Does use of the video laryngoscope improve success rates at intubation?
This question has had an attempt now at being answered by Parmekar S et al in their paper Mind the gap: can videolaryngoscopy bridge the competency gap in neonatal endotracheal intubation among pediatric trainees? a randomized controlled study. The study involved taking 100 pediatric residents and randomizing them into two groups. The first would use the videolaryngoscope (VL group) and then intubate using the standard technique of direct laryngoscopy (DL group). The second group started with DL and then changed to VL. Both groups took part in a training session on intubation and then participated in three simulation scenarios from NRP. The findings demonstrated a couple interesting things. The first as shown in the graph was that the group that started with the laryngoscope had a near 90% success rate compared to about 60% for the traditional approach. When the groups swapped though they were both equal in effectiveness. This suggests that by visualizing the airway with the VL students were able to identify structures better after doing so such that success was improved simply by having used the device.

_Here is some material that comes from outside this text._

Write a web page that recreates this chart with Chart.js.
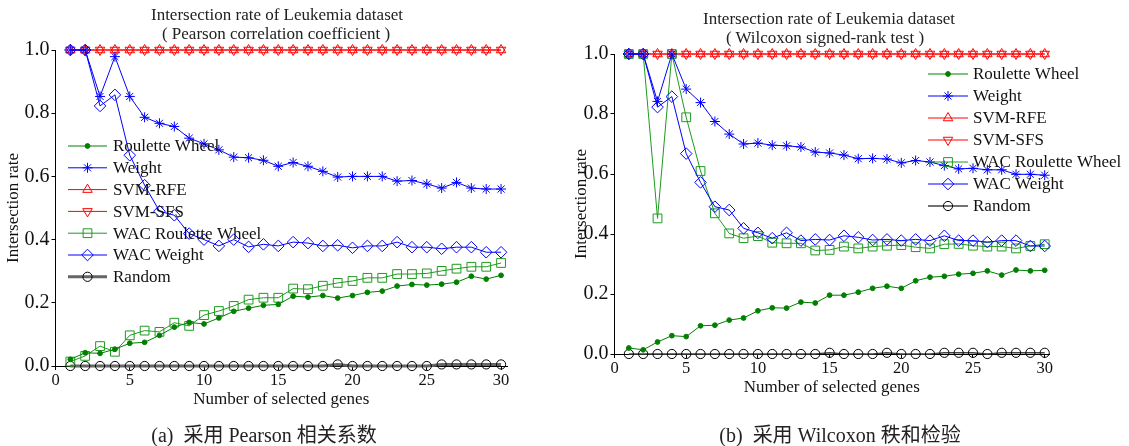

The other finding worth mentioning was that when the times to intubation were looked at, there was no difference between the two groups at all. If the intubation success is no different, why might the times be the same? Having used the video laryngoscope myself it does take some getting used to. Rather than looking directly at the airway you find yourself looking off to the side and adjusting the approach that is in front of you to place the ETT. No doubt this does take some getting used to.
What I would have liked to see is a repeat assessment a week later after using a few more trials with the VL as I suspect once you are used to it the speed of intubation would improve as well. I suppose though we will have to wait a little while until someone does such work but as a means of improving success in intubation I believe this tool has something to add.
May, but in the video laryngoscopy, the image is enlarged.
My/our experience of Video Laryngoscopy is positive as of the pros you mention.
In addition there is a collective learning process when you can visualize your colleague’s intubation, the anatomy, and there is also a confidence in the room after intubation when everbody can confirm the success of the intubation.
It was interesting to see the success rates within the two groups.
And it takes some time getting used to, but once you’ve done that it is all positive.
A negative aspect is the difficulty with VLBW. Approx <800gram are difficult to intubate because the camera is located too proximally on the Miller #0-blade. There is a recent update, though, that has addressed this problem. We recently, got the new Miller #0-blade, and hopefully it works out better for the smallest children.
We use videolaryngoscopy in all our neonates requiring access to the trachea since about 9 months now and our experience is a very positive one. It’s not only the collective learning nor the time and success to intubate. Yes, it takes time to get used to. With our current system we can be much more gentle as you don’t have to make a viewport as the camera is on the tip of the blade. We’re using the Accutronic InfantView and it has been very helpfull in especially the smallest baby’s <800 grams. Surfactantsuppletion with MIST/LISA procedures are so much easier and gentle. I hope someone does the proper studies as we're too late now as everyone embraced this technology :). My only fear now is that our new collegues/fellows lose the skill of direct laryngoscopy.